Кто, кроме церковных историков, вспомнит со временем о склонных к обновленчеству пастырях, временно управлявших в то прискорбное время валаамским иночеством?
И напротив, как с годами все более возрастает уважение к памяти монастырских исповедников той смутной эпохи — таких иноков, как иеромонахи Феодосий, Иоанникий, иеродиаконы Никандр и Иувиан (известный, в частности, своими добрыми письмами к будущему Святейшему Патриарху Алексию II, бывшему тогда еще отроком), или же как монах Феофил, — всех тех, кто с «благословения» монастырского начальства были отправлены в тюрьму в Выборг,
равно как и к памяти многих других исповедников- старостильников Валаама, в первую очередь старца Михаила Старшего.
В журнале «Русский Паломник» мы читаем такие признательные строки:
«...С Божией помощью и благодаря всеобщему российскому духовному возрождению и энергичному сочувствию среди русского народа Валаам ныне со всеми его пятью подворьями составляет духовную армию в четыреста монашествующих.
И старец Михаил [Старший] не забыт. Образ его, как встарь, вдохновляет молодое поколение своим смиренным тихим стоянием за Истину... и нет никакого сомнения, что по молитвам старца Михаила изливается Божия милость на тех, кто любит Бога и Его верных последователей — рать честных монахов.

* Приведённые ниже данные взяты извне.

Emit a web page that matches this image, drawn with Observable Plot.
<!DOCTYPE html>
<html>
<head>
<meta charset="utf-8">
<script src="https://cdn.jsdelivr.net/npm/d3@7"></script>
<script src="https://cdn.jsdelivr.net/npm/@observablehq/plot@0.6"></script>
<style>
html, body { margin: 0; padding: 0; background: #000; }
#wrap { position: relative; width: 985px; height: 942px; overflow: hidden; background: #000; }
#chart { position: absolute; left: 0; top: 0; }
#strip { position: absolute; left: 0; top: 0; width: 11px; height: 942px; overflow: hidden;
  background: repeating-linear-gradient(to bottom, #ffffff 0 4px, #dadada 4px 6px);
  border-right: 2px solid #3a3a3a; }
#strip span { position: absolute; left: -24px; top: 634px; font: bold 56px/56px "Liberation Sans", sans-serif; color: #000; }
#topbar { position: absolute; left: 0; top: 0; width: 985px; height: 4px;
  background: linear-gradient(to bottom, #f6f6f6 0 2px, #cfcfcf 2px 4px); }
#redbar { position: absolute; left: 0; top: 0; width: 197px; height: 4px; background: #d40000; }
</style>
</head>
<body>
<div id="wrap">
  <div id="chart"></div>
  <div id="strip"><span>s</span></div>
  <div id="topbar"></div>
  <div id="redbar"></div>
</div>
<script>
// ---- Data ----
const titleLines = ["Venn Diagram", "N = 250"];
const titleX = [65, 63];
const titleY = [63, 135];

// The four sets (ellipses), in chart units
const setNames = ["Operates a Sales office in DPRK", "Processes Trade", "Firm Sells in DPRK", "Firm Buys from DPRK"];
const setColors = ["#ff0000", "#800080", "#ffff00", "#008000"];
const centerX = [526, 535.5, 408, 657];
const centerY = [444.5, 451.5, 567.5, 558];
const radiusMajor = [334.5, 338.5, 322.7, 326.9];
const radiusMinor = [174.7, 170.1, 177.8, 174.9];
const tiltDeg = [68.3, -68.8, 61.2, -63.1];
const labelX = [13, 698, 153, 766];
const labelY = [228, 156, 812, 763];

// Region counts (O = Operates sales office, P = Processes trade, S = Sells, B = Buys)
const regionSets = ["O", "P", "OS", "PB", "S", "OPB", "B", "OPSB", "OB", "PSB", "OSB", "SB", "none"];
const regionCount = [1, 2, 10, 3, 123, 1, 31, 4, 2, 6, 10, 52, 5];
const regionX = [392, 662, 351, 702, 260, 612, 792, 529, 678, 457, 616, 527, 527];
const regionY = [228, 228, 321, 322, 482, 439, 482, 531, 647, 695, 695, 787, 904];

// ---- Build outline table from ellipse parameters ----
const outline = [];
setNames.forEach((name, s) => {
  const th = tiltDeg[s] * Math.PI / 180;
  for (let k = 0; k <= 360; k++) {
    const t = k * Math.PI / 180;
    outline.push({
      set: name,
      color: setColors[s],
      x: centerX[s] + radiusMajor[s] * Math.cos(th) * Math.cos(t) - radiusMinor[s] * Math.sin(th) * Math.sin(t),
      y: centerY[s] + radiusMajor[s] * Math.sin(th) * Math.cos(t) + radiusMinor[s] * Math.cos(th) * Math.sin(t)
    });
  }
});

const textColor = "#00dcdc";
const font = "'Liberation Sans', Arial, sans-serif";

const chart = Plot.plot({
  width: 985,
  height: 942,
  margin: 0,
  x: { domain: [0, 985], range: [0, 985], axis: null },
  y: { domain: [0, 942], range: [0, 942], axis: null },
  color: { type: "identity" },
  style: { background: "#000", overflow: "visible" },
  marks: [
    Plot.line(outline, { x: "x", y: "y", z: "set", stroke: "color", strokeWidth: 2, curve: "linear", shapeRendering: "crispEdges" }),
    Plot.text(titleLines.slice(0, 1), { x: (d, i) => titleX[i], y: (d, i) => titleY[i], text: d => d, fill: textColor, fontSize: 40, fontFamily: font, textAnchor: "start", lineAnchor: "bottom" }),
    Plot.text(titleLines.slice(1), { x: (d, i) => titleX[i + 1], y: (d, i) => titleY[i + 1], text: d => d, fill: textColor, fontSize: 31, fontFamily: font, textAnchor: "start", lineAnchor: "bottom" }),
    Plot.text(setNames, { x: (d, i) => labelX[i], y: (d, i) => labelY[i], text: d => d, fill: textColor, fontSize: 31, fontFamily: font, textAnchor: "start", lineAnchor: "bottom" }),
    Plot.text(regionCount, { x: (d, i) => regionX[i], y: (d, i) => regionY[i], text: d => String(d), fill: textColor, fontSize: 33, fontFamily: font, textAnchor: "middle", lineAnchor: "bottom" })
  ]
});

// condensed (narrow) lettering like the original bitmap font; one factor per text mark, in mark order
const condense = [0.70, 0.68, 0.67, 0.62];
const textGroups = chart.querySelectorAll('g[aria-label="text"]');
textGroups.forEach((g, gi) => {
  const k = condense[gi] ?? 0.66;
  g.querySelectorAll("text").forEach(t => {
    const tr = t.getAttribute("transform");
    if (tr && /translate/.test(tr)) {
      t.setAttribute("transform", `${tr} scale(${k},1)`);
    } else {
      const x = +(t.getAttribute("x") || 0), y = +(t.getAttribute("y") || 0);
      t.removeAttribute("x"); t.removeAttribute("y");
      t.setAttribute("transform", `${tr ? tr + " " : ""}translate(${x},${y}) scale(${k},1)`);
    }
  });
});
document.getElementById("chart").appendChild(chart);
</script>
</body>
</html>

Когда-то в юности отец Михаил, впервые увидав на Валааме монашеское царство, уязвился желанием войти в ряды иноков-воинов, примкнуть к этой Божией армии и общими силами прославить великое имя Господне. <...> Он познакомился лично с монашеством на Святой Земле, на Афоне, в Оптиной [пустыни]. Он без устали — как духовник — наставлял, исповедовал, обучал духовных воинов в художестве невидимой брани. И весьма в этом преуспевал.
Но враг рода христианского воздвигнул руками небрежных пастырей сопротивление, наводя блажь обновленчества всякого пошиба с целью обессилить воинов. Он обрушился со всей силой на соратников и на самого старца Михаила. По Божию попущению из-за бездействия слабых духом враг расколол единодушие рати валаамской.

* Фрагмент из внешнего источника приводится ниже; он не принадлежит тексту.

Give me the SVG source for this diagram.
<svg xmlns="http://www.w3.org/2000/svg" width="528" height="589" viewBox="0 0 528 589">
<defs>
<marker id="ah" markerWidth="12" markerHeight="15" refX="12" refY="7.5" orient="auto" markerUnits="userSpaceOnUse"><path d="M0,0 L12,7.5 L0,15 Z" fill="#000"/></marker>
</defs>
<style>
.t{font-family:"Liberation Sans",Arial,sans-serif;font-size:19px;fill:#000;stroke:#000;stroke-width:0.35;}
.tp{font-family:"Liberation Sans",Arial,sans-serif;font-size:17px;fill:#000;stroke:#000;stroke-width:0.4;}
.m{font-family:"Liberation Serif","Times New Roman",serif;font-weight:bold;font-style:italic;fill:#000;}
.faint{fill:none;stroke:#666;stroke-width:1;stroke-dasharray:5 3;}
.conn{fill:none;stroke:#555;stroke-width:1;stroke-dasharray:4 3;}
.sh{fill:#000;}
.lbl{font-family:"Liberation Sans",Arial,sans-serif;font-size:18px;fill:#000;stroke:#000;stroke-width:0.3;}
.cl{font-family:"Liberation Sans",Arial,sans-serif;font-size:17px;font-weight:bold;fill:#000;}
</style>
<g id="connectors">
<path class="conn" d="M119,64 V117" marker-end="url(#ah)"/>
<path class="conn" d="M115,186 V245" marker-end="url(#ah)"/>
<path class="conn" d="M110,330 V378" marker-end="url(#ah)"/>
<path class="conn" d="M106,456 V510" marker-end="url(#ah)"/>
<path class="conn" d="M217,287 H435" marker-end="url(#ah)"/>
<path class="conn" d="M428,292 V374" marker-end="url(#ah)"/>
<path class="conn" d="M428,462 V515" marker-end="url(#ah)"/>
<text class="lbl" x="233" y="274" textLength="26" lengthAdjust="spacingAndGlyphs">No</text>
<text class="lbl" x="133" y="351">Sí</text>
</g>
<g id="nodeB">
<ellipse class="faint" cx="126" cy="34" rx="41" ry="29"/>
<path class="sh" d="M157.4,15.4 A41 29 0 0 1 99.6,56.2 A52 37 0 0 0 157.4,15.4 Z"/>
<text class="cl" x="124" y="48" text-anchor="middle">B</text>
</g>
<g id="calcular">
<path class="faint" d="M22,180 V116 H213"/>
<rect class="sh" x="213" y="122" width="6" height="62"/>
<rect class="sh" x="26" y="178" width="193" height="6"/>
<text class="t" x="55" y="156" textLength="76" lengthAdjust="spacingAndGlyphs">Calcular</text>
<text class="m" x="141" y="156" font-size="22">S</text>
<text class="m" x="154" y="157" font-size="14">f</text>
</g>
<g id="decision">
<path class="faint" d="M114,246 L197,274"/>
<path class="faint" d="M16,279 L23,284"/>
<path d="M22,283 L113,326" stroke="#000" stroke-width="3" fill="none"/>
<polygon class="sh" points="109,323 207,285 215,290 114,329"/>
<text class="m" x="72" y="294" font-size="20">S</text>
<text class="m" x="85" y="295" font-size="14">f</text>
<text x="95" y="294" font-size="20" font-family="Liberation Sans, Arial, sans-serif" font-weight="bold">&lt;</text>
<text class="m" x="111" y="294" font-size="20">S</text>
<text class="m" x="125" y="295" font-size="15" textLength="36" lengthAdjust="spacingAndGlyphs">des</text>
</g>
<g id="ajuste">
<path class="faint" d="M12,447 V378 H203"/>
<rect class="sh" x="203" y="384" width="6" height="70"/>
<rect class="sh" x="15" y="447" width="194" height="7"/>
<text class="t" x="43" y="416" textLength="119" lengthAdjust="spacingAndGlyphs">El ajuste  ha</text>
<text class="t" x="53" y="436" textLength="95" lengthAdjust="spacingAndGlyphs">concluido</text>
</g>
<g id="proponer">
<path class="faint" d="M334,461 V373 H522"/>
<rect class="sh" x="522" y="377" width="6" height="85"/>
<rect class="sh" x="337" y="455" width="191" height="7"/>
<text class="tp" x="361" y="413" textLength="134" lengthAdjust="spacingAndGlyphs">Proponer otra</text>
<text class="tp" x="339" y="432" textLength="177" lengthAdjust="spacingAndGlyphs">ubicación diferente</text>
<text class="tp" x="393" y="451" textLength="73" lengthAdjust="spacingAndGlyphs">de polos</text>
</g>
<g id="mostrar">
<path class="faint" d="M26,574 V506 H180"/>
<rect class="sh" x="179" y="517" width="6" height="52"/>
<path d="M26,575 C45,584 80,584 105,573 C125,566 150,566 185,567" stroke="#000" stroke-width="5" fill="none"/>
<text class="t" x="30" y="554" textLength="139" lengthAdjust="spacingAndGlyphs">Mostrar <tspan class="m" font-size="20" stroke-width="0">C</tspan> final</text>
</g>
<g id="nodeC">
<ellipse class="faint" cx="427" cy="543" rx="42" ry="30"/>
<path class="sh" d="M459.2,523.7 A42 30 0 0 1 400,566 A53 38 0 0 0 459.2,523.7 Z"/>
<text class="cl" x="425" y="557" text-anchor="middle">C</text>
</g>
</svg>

Но не пал духом ни отец Михаил, ни остальные. Они твердо стояли за правду Господню. Со временем они ушли в иной мир, оставив нам завет предшествовавших. На своем опыте они показали, как надо бороться, как защищать [истину], как умирать, исповедуя Бога.

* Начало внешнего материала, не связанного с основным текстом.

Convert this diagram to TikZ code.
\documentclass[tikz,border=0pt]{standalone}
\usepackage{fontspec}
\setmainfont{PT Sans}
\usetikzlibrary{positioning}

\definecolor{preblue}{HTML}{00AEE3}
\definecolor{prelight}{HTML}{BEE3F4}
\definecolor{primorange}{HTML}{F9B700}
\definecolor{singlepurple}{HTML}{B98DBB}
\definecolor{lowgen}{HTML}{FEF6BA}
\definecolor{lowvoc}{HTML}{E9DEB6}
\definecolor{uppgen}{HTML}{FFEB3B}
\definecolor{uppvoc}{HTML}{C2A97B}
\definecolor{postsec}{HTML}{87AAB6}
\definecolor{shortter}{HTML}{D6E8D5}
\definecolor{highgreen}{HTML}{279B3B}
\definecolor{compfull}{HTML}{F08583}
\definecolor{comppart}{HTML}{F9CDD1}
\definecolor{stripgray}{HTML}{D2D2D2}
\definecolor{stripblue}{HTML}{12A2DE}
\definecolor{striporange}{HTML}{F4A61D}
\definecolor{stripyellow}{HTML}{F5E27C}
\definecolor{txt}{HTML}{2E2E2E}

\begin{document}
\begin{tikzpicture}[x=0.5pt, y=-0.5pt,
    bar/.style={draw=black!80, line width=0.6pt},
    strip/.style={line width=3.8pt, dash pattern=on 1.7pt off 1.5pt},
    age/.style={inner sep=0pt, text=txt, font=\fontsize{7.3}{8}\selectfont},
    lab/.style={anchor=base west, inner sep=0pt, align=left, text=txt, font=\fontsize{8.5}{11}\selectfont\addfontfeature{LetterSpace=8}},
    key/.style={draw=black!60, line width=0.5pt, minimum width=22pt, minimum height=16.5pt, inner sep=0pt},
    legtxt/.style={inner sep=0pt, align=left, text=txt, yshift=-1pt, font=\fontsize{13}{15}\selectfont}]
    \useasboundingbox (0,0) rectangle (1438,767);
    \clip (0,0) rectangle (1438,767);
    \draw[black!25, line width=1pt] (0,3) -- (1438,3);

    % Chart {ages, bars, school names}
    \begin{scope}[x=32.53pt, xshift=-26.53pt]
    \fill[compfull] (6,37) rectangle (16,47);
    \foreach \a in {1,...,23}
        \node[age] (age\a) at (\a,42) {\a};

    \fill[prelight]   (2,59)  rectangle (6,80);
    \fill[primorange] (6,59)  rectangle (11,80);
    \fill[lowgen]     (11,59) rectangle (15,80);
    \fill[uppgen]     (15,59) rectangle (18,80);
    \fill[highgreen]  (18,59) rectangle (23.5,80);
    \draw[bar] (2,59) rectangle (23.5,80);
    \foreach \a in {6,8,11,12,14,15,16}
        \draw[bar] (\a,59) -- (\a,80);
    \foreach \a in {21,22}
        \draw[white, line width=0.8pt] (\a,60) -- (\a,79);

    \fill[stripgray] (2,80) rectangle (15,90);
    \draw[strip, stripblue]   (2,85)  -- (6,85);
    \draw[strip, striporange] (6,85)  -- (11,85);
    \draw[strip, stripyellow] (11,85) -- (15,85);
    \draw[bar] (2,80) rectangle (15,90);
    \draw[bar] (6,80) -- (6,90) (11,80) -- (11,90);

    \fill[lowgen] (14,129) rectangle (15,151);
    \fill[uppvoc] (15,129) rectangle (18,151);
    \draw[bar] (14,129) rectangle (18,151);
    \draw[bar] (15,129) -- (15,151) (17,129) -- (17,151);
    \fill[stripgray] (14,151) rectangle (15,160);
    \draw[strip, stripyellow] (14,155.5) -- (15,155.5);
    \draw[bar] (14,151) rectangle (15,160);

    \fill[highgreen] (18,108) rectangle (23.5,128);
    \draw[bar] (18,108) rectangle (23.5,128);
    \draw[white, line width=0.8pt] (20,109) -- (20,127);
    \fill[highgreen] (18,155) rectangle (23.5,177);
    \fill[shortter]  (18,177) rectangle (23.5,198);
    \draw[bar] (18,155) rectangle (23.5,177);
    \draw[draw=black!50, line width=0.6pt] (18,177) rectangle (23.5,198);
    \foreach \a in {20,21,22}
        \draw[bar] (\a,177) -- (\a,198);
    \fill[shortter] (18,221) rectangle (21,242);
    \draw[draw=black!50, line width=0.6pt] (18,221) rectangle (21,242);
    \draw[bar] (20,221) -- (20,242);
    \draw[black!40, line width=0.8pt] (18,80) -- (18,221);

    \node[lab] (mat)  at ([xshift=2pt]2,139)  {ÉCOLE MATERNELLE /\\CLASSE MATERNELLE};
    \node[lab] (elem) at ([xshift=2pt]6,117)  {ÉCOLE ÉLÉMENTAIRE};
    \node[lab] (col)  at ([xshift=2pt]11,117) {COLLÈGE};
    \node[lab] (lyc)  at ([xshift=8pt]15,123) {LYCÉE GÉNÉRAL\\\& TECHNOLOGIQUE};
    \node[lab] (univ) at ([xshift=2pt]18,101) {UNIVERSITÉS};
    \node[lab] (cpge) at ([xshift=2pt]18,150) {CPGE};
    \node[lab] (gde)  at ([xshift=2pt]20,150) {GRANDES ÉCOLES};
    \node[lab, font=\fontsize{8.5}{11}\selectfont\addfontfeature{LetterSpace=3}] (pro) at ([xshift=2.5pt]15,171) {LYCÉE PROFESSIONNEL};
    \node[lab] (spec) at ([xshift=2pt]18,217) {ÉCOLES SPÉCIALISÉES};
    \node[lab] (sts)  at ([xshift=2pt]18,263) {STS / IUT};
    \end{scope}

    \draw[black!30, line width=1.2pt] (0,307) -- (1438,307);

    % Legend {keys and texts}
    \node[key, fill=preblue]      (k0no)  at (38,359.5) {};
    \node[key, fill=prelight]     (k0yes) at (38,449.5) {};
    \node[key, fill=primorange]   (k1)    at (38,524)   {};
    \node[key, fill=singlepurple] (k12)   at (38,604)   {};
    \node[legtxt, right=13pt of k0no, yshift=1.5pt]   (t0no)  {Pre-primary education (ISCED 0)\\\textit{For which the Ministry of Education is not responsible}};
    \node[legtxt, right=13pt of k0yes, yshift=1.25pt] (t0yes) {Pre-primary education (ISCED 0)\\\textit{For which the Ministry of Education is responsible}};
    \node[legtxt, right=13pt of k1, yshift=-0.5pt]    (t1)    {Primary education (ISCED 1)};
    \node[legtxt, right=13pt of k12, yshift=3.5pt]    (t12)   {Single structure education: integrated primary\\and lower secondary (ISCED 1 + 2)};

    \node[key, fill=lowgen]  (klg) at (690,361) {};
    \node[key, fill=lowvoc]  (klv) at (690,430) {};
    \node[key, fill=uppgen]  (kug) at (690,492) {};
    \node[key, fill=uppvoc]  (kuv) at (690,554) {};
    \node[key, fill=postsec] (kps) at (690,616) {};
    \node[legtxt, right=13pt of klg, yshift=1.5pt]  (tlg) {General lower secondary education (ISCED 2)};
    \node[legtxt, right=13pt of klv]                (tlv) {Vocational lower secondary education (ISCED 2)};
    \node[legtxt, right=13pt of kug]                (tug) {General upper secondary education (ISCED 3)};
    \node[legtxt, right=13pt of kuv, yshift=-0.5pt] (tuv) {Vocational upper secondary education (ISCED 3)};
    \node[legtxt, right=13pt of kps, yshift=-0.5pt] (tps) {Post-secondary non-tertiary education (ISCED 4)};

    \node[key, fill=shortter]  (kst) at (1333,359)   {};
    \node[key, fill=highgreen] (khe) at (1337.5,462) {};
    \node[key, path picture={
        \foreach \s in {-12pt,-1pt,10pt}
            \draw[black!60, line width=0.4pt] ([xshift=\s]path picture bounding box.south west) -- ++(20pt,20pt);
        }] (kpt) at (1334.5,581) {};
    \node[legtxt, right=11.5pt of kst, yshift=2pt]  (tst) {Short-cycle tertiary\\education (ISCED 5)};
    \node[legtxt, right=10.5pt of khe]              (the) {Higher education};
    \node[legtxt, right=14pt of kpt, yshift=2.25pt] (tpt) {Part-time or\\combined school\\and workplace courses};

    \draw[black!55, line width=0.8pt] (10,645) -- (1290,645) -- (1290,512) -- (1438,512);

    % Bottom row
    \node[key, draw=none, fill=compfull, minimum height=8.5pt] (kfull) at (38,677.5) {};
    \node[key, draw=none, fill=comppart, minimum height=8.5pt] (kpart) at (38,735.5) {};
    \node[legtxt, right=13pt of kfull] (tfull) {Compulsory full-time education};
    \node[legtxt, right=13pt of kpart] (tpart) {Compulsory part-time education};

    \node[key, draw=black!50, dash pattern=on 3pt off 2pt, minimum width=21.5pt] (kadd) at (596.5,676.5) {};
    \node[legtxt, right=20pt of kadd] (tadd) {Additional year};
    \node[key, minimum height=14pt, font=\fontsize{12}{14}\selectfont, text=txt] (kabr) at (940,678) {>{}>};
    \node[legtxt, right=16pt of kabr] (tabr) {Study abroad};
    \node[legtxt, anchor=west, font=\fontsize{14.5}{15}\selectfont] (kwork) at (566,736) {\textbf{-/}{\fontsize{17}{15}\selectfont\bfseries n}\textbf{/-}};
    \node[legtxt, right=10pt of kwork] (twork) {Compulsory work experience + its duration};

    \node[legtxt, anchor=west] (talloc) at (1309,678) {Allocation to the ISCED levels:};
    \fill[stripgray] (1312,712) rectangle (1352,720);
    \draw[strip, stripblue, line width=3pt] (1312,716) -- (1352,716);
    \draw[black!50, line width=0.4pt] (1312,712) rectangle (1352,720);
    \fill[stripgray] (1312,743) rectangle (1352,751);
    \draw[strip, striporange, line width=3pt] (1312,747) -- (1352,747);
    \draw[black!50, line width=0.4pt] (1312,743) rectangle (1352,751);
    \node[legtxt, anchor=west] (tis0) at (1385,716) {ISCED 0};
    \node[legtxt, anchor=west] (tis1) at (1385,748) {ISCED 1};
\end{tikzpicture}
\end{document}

Валаам снова стоит крепостью нерушимой, воспевая чистым сердцем Божию славу.
Исполнилось желание юности отца Михаила!
Радуйся, преподобие отче наш Михаиле, иноков утверждение, исповедников похвало...»
Оценивая ныне общий характер «валаамского кризиса» 1920-1930-х годов, следует подчеркнуть, что спор о пасхалии явился, конечно же, лишь частным (хотя и весьма конкретным) выражением степени подлинной православной церковности всех тех, кто оказался тогда волей-неволей вовлечен в столь прискорбный конфликт. Ибо за календарной проблемой проступала проблема гораздо более фундаментального порядка: по сути, речь шла о верности (или неверности) самому каноническому (утвержденному соборным сознанием) строю церковной жизни — хотя конкретный предмет спора и казался некоторым (в силу их своего рода «духовной близорукости») не столь уж серьезным и не столь уж принципиально важным.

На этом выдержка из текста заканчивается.